Chemistry & Catalysis
• Characterising dispersions, emulsions, partially ordered materials, detergents, surfactants and colloidal solutions.
• In situ qualitative and quantitative measurements during catalysis, at millisecond time resolutions and across wide concentration ranges.
• Characterising the morphology of surfaces, thin films and interfaces (e.g. roughness, thickness, composition etc...), including liquid/liquid, liquid/solid, liquid/air and solid/air.
• Studying the core and/or shell of micelles under various conditions (e.g. temperature, shear, concentration etc...), including in situ studies of surfactant molecular interactions.
• Studying chemical reactions and industrial processes at the atomic level under both dynamic and steady state conditions, and also probing reaction intermediates.
• Interactions between particles and other substances (e.g. pollutants, polymers, etc...).
• Determining the distribution and dimensions of particles and pores.
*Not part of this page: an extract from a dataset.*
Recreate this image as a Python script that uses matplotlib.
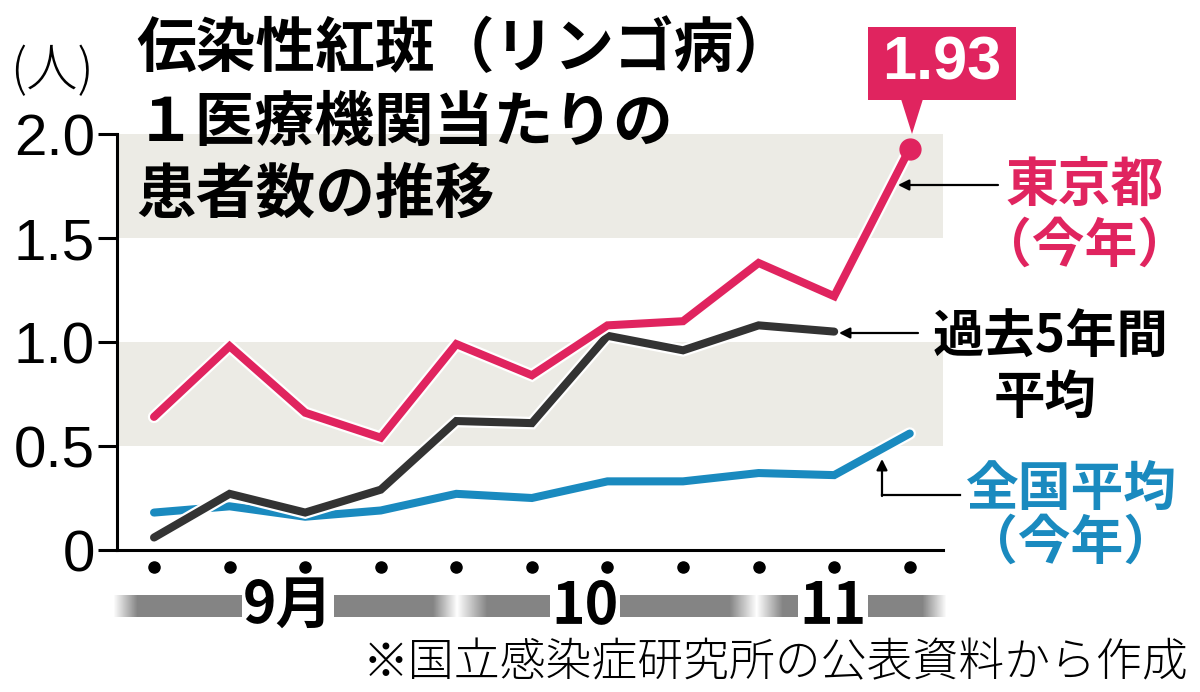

• Studying the rheological properties of liquids to help optimise their viscosity for specific manufacturing, cooling and lubrication applications.
• Identifying and characterising chemical contaminants.
• Nanoscale characterisation of the shape, size and density of molecular aggregates.
• Obtaining information about chemical bonds.
• Analysing the shape, size and density of nanoparticles and catalyst particles, and phase distributions in catalyst pellets.
EXAMPLE
Inelastic neutron scattering
Industrial chemists from an Italian company regularly use inelastic neutron scattering to characterise the surface chemistry of complex materials containing activated carbons. This technique allows the vibrational spectra of the hydrogenous species in carbons to be observed. This kind of measurement can reveal new opportunities to optimise the design of support materials used in electro-catalysts.
EXAMPLE
Catalysis
Researchers from a leading car manufacturer used energy-dispersive X-ray absorption scattering and in situ transmission electron microscopy to study catalysis in a working vehicle exhaust system. The results revealed an oxidative redispersion of Pt nanoparticles during quick redox cycling that could potentially extend the lifetime of vehicle catalysts.
EXAMPLE
Fischer-Tropsch catalyst pellets
Researchers from a leading energy company, in collaboration with other partners, investigated Fischer-Tropsch catalyst pellets in action using a combination of X-ray diffraction-based computed tomography and pair distribution function computed tomography. The combination of techniques was used to unravel the complex Co nanoparticle phase evolution and provided the researchers with a complete understanding of structure-activity relationships in catalytic systems.